Manasse et al. 1988.

Definition:

metric space with \(k\) servers on points

request is a point in space

must move a server, cost is distance.

eg taxi company

paging is special case: all distances \(1\), servers on “memory pages”

also multi-head disks

compute offline by dynamic program or reduction to min cost flow

Greedy doesn’t work:

2 servers, 1 far away, other flips between 2 points.

need an algorithm that moves a far away server sometimes in case a certain region is popular

Fancy algorithmics:

HARMONIC: randomized, move with probability inversely proportional to distance from goal: \(O(k^k)\) [Fiat, Rabani, Ravid]

WORK FUNCTION: track what offline algorithms would have done (computationally very expensive) and then do your best to move into a similar configuration.

define \(W_i(X)\) to be opt cost of serving first \(i\) requests and ending with servers in state \(X\)

choose configuration \(X_i\) to optimize \(\min_X W_i(X)+d(X_{i-1},X)\)

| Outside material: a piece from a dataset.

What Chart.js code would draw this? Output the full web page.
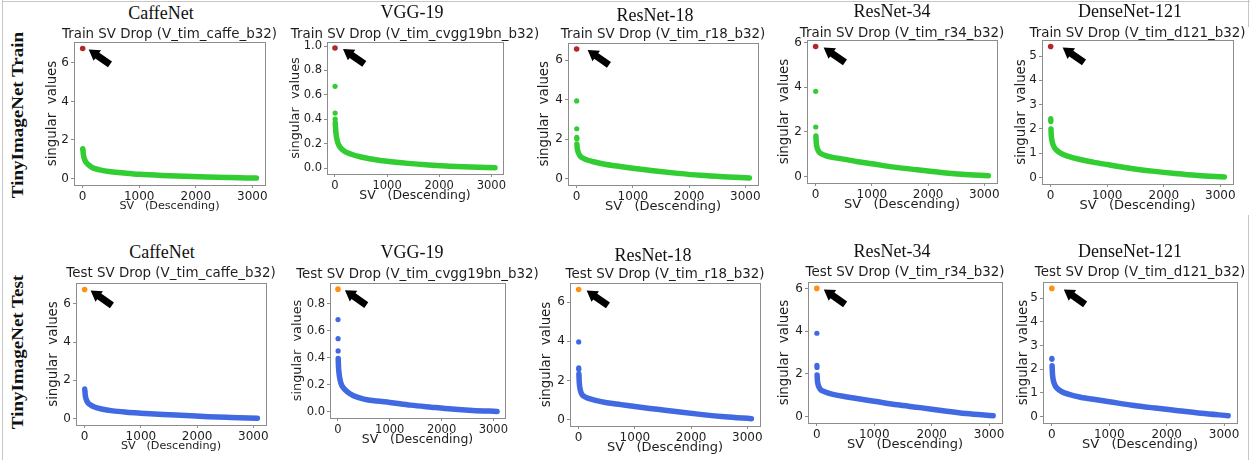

you do this when you are already in state \(X_{i-1}\) that you picked in the previous request

in 2001, work-function was proven 2k-competitive using a black magic potential function

conjectured \(k\)-competitive.

exponential time to compute a move!

questions remain on finding an algorithm that does little work per input.

### On a Line

A truly “On Line” algorithm.

greedy algorithm bad if requests alternate \(a\) near \(b\) but server on distant \(c\).

Intuition

What is optimum action

*right now*if you know the future?Move one of nearest items

Since moving anything else will eventually cross a nearest

so might as well move nearest instead, then replace it later

Problem: which of two nearest to move?

double coverage algorithm (DC):

If request outside convex hull, move nearest point to it.

else, move nearest point on each side towards it equal distance till one hits.

\(k\)-competitive.

let \(M\) be min-cost matching of opt points to DC points

let \(d\) is distance between servers in DC

\(\Phi=kM+\sum_{i < j}d(s_i,s_j)\)

analyze change when (first) adversary moves, (then) DC moves

show:

if adversary moves \(d\), increases \(\Phi\) by \(\le kd\)

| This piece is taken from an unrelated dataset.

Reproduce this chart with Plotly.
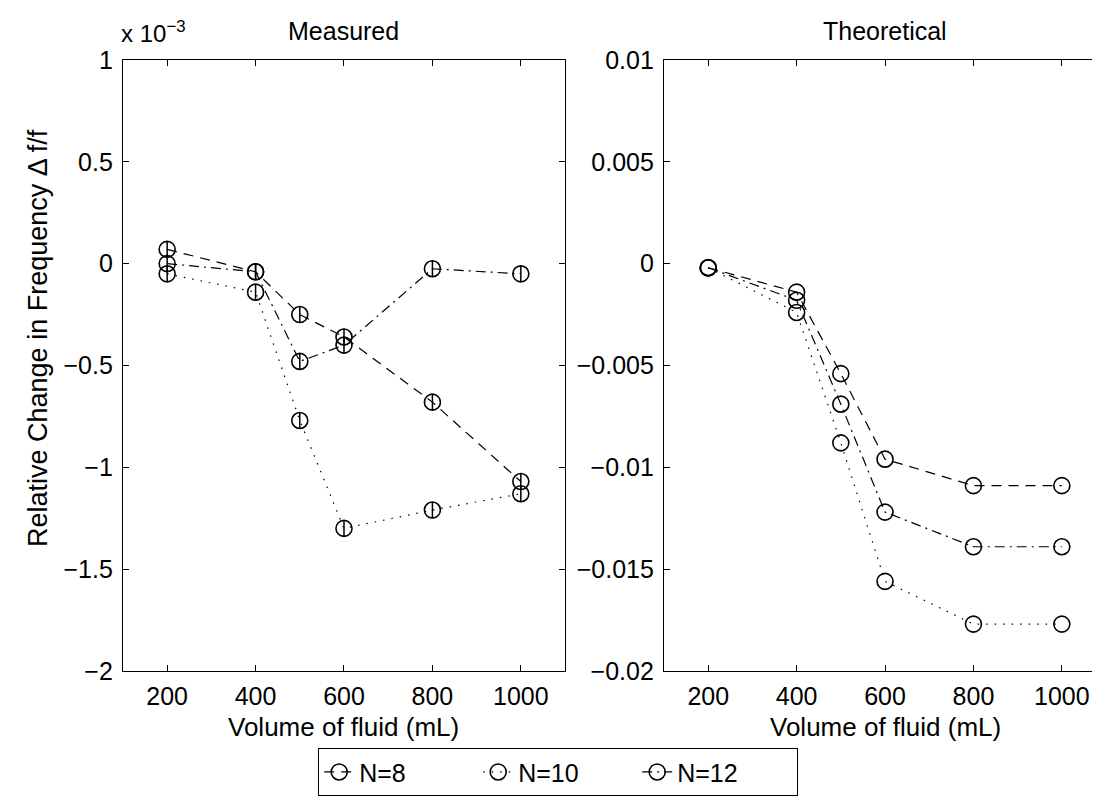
import plotly.graph_objects as go

# ---- data ----
volume = [200, 400, 500, 600, 800, 1000]

# Measured relative change (units of 1e-3)
meas_n8 = [0.07, -0.04, -0.25, -0.36, -0.68, -1.07]
meas_n10 = [-0.05, -0.14, -0.77, -1.30, -1.21, -1.13]
meas_n12 = [0.0, -0.04, -0.48, -0.40, -0.025, -0.05]
meas_err = [0.04, 0.04, 0.04, 0.04, 0.04, 0.04]

# Theoretical relative change
theo_n8 = [-0.0002, -0.0014, -0.0054, -0.0096, -0.0109, -0.0109]
theo_n10 = [-0.0002, -0.0024, -0.0088, -0.0156, -0.0177, -0.0177]
theo_n12 = [-0.0002, -0.0018, -0.0069, -0.0122, -0.0139, -0.0139]

series_names = ["N=8", "N=10", "N=12"]

x_ticks = [200, 400, 600, 800, 1000]
left_yticks = [-2, -1.5, -1, -0.5, 0, 0.5, 1]
left_yticklabels = ["\u22122", "\u22121.5", "\u22121", "\u22120.5", "0", "0.5", "1"]
right_yticks = [-0.02, -0.015, -0.01, -0.005, 0, 0.005, 0.01]
right_yticklabels = ["\u22120.02", "\u22120.015", "\u22120.01", "\u22120.005", "0", "0.005", "0.01"]

FONT = "Liberation Sans, Arial, Helvetica, sans-serif"
FS_TICK = 25
FS_TITLE = 25
FS_XLAB = 26
dashes = ["10px,7px", "1.5px,7px", "10px,5px,2px,5px"]

fig = go.Figure()

for name, ys, dsh in zip(series_names, [meas_n8, meas_n10, meas_n12], dashes):
    fig.add_trace(go.Scatter(
        x=volume, y=ys, name=name, mode="lines+markers",
        line=dict(color="black", width=1.2, dash=dsh),
        marker=dict(symbol="circle-open", size=16, color="black", line=dict(width=1.6, color="black")),
        error_y=dict(type="data", array=meas_err, color="black", thickness=1.5, width=0, visible=True),
        xaxis="x", yaxis="y", showlegend=True,
    ))

for name, ys, dsh in zip(series_names, [theo_n8, theo_n10, theo_n12], dashes):
    fig.add_trace(go.Scatter(
        x=volume, y=ys, name=name, mode="lines+markers",
        line=dict(color="black", width=1.2, dash=dsh),
        marker=dict(symbol="circle-open", size=16, color="black", line=dict(width=1.6, color="black")),
        xaxis="x2", yaxis="y2", showlegend=False,
    ))

ax_common = dict(
    showline=True, linecolor="black", linewidth=1.3, mirror="ticks",
    ticks="inside", ticklen=6, tickcolor="black", tickwidth=1.3,
    showgrid=False, zeroline=False,
    tickfont=dict(family=FONT, size=FS_TICK, color="black"),
)

LX = [0.1045, 0.5064]
RX = [0.5964, 0.9982]
yd = [0.1713, 0.935]
fig.update_layout(
    width=1100, height=800,
    paper_bgcolor="white", plot_bgcolor="white",
    margin=dict(l=0, r=0, t=0, b=0, autoexpand=False),
    font=dict(family=FONT, size=FS_TITLE, color="black"),
    xaxis=dict(domain=LX, range=[100, 1100], tickvals=x_ticks,
               anchor="y", ticklabelstandoff=3, **ax_common),
    yaxis=dict(domain=yd, range=[-2, 1], tickvals=left_yticks, ticktext=left_yticklabels,
               anchor="x", ticklabelstandoff=4, **ax_common),
    xaxis2=dict(domain=RX, range=[100, 1100], tickvals=x_ticks,
                anchor="y2", ticklabelstandoff=3, **ax_common),
    yaxis2=dict(domain=yd, range=[-0.02, 0.01], tickvals=right_yticks, ticktext=right_yticklabels,
                anchor="x2", ticklabelstandoff=4, **ax_common),
    legend=dict(orientation="h", x=0.5, xanchor="center", y=1 - 764 / 800, yanchor="middle",
                bordercolor="black", borderwidth=1.2, bgcolor="white",
                font=dict(family=FONT, size=FS_TICK, color="black"),
                entrywidth=114, entrywidthmode="pixels", tracegroupgap=0),
    showlegend=True,
)

ann = [
    dict(text="Measured", x=(LX[0] + LX[1]) / 2, y=1 - 23 / 800, size=FS_TITLE),
    dict(text="Theoretical", x=(RX[0] + RX[1]) / 2, y=1 - 23 / 800, size=FS_TITLE),
    dict(text="Volume of fluid (mL)", x=(LX[0] + LX[1]) / 2, y=1 - 719 / 800, size=FS_XLAB),
    dict(text="Volume of fluid (mL)", x=(RX[0] + RX[1]) / 2, y=1 - 719 / 800, size=FS_XLAB),
]
for a in ann:
    sz = a.pop("size")
    fig.add_annotation(xref="paper", yref="paper", showarrow=False,
                       xanchor="center", yanchor="middle",
                       font=dict(family=FONT, size=sz, color="black"), **a)

fig.add_annotation(xref="paper", yref="paper", showarrow=False,
                   x=111 / 1100, y=1 - 24 / 800, xanchor="left", yanchor="middle",
                   text="x 10<sup>\u22123</sup>", font=dict(family=FONT, size=24, color="black"))
fig.add_annotation(xref="paper", yref="paper", showarrow=False,
                   x=30 / 1100, y=1 - 330 / 800, xanchor="center", yanchor="middle",
                   textangle=-90, text="Relative Change in Frequency \u0394 f/f",
                   font=dict(family=FONT, size=27, color="black"))

fig.write_html("out.html")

if DC moves moves \(d\), decreases \(\Phi\) by \(d\)

deduce: DC is \(k\)-competitive

assume start in same configuration at starting node

then \(\Phi=0\)

\(\Phi\) always positive

if DC moves more than \(k\) times OPT, get \(\delta\Phi\) negative

but can’t have negative \(\Phi\)

if start in different configuration

adds a constant (dependent on metric space) to \(\Phi\)

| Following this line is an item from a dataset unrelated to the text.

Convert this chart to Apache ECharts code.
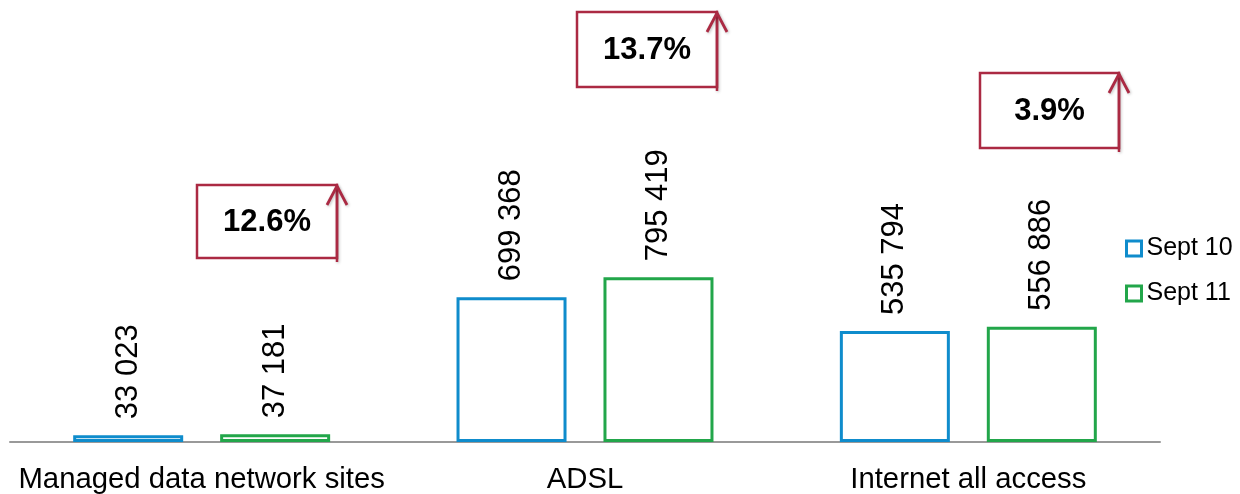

so asymptotically \(k\)-competitive.

Analysis:

adv moves \(d\) just increases \(M\) by \(d\), so \(\Delta \Phi \le kd\)

Consider DC move to outside hull,

adversary already has a point at destination;

WLOG moving point matched to it (else matches something else; uncross).

so \(\Delta M=-d\)

\(\Delta \Sigma = (k-1)d\).

claim follows: \(\Delta \phi = -kd+(k-1)d = -d\)

consider DC move to inside hull

Consider \(M\)

one of moving points is matched to request.

So that move decreases \(M\).

Other move may increase \(M\) at most by same amount,

so no change to \(M\).

Now consider \(\Sigma\).

Moves of two points cancel out with respect to other points

but they get \(2d\) units closer.

Generalizes to trees.

Which yields randomized \(O(\log^3 n \log^2 k)\) for general \(k\)-server via

*tree embeddings*.

Can we do better? No, because paging is special case.